In a Council hearing later Tuesday, Bronx Councilwoman Pierina Sanchez called Blake a “brilliant public servant,” but said she’s concerned that her appointment comes against the backdrop of the city government’s history of “falsifying documents” and “lying to the public” about lead abatement.

“In this context, there is a lot of mistrust, and Jasmine Blake, who has been appointed as the new lead czar, was a part of that previous administration, and so the first question is: How will the administration be able to gain the public’s trust in the context of this announcement?” Sanchez asked at the hearing.

Department of Housing Preservation and Development Deputy Commissioner for Enforcement AnnMarie Santiago, whose agency plays a role in the city’s lead abatement efforts, dismissed the notion that Blake’s appointment would undermine public trust.

“The appointment of a lead czar, I think, will move us forward to continue the previous administration’s focus on lead,” Santiago told Sanchez. “You’ve referenced some scandals that have happened — we don’t need a scandal for us to keep going. I think we are fully, 100% behind this mission.”

In response to the damning findings in 2018, the de Blasio administration ramped up lead inspections at NYCHA complexes. The city also expanded screening of private apartment buildings for the hazardous metal.

Alongside the appointment of Blake, Adams’ administration released a new report showing that the number of New York City children under age 6 who tested positive for dangerous levels of lead in their bloodstreams dropped from 37,344 in 2000 to 2,557 in 2021, de Blasio’s last year in office.

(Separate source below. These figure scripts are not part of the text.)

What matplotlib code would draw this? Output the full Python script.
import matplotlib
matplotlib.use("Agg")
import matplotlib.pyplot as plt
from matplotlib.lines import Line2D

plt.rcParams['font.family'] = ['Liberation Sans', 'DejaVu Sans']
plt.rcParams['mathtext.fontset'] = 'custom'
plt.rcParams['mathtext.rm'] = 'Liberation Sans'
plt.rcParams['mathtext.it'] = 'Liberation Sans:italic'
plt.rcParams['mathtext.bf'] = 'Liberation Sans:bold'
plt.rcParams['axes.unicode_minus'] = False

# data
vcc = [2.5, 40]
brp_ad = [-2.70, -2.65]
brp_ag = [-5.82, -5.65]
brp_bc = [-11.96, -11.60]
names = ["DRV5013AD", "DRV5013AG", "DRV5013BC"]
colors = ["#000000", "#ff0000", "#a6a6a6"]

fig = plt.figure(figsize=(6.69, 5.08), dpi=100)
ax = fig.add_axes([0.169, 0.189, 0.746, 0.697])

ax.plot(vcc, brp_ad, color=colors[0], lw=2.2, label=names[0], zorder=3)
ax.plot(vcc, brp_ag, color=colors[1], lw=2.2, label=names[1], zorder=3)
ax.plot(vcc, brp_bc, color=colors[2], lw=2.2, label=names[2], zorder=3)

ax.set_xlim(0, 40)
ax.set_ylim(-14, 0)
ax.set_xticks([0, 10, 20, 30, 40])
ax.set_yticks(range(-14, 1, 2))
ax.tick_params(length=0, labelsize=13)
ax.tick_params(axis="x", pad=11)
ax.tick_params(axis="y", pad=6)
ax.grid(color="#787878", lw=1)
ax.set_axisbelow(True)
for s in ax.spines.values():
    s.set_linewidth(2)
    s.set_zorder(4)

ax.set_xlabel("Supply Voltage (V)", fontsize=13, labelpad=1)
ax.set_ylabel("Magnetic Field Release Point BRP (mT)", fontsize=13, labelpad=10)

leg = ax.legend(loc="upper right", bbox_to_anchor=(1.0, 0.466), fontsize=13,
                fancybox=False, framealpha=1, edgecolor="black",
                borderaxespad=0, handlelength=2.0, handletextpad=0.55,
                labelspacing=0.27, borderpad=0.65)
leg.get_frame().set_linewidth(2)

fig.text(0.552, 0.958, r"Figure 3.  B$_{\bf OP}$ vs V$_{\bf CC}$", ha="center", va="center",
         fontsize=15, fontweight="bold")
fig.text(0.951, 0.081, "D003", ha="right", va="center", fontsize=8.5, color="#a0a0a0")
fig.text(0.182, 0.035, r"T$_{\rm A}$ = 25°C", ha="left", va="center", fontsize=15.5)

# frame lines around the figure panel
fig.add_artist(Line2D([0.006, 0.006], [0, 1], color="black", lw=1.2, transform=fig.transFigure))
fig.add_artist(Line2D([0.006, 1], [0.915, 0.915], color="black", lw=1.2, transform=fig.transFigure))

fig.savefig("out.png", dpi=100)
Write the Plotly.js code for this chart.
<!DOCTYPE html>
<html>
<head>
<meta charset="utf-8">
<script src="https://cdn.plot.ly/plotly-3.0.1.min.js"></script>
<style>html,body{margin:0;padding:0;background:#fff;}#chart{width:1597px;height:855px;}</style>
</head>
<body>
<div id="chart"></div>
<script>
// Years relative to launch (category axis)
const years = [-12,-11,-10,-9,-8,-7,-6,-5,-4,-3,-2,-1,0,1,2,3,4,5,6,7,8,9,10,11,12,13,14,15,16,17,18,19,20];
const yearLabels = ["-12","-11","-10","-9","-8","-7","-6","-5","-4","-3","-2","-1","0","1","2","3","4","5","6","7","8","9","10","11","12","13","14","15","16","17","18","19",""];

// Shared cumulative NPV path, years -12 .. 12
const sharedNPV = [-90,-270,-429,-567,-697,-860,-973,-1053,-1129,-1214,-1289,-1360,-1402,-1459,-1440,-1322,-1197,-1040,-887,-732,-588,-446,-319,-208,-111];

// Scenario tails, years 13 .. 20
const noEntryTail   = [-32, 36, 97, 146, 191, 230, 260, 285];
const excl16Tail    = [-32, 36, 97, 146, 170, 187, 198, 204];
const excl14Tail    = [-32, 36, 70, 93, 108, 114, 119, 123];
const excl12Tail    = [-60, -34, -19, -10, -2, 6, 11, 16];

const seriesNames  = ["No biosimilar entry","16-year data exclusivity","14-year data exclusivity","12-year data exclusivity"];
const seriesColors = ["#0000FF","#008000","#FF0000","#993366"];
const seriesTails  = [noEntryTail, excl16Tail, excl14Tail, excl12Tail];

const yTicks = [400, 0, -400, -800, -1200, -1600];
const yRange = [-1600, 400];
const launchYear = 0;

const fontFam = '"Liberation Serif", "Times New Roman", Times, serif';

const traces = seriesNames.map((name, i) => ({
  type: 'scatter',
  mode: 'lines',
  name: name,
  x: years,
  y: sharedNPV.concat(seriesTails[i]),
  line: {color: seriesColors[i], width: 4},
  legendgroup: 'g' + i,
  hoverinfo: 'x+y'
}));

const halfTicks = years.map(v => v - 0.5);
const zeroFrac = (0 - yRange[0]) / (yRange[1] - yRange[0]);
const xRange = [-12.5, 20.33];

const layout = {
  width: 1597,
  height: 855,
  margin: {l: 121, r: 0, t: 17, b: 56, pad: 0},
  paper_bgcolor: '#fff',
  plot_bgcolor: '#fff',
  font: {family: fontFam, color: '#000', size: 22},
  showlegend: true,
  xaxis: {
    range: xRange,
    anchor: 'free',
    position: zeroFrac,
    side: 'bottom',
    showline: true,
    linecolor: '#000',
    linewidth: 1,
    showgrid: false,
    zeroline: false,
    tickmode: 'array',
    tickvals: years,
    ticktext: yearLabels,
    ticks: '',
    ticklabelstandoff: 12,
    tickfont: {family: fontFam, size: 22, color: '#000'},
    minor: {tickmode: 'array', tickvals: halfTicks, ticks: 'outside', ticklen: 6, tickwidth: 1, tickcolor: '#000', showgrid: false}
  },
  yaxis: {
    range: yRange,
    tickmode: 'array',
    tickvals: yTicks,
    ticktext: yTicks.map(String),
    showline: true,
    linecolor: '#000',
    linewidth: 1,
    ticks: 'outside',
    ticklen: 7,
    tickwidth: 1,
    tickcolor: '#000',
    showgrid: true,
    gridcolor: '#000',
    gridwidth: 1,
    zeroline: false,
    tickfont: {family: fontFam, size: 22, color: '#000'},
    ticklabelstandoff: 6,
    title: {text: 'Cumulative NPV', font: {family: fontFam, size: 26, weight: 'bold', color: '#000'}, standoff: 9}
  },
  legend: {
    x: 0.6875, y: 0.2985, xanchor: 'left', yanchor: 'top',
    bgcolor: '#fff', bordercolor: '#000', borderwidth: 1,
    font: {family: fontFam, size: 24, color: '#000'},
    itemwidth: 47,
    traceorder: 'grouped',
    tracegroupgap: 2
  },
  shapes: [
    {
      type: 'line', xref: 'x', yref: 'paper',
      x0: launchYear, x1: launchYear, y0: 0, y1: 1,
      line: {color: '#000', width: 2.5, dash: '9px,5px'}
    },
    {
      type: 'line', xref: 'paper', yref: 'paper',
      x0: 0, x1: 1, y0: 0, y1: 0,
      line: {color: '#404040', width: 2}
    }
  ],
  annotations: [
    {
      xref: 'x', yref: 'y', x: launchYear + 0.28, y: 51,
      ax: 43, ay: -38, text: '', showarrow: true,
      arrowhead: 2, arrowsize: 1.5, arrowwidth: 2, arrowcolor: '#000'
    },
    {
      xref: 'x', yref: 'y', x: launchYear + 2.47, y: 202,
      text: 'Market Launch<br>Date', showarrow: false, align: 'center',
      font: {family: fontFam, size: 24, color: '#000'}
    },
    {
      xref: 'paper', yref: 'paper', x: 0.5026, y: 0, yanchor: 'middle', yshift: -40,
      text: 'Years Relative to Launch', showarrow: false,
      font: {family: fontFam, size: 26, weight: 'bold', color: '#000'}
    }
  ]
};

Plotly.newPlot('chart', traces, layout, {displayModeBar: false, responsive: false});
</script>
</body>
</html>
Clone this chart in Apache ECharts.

The report does not include rates for testing conducted since Adams took office on Jan. 1, 2022.

The report also states that, while the data show improvement over time, there is “no safe blood lead level,” and “no treatment to reverse any harm caused by an elevated blood lead level.”

In Tuesday’s hearing, Queens Councilwoman Lynn Schulman, who heads the chamber’s Health Committee, said any child testing positive for elevated blood lead levels is a failure by the city.

“The only acceptable number of lead paint exposures is zero,” she said.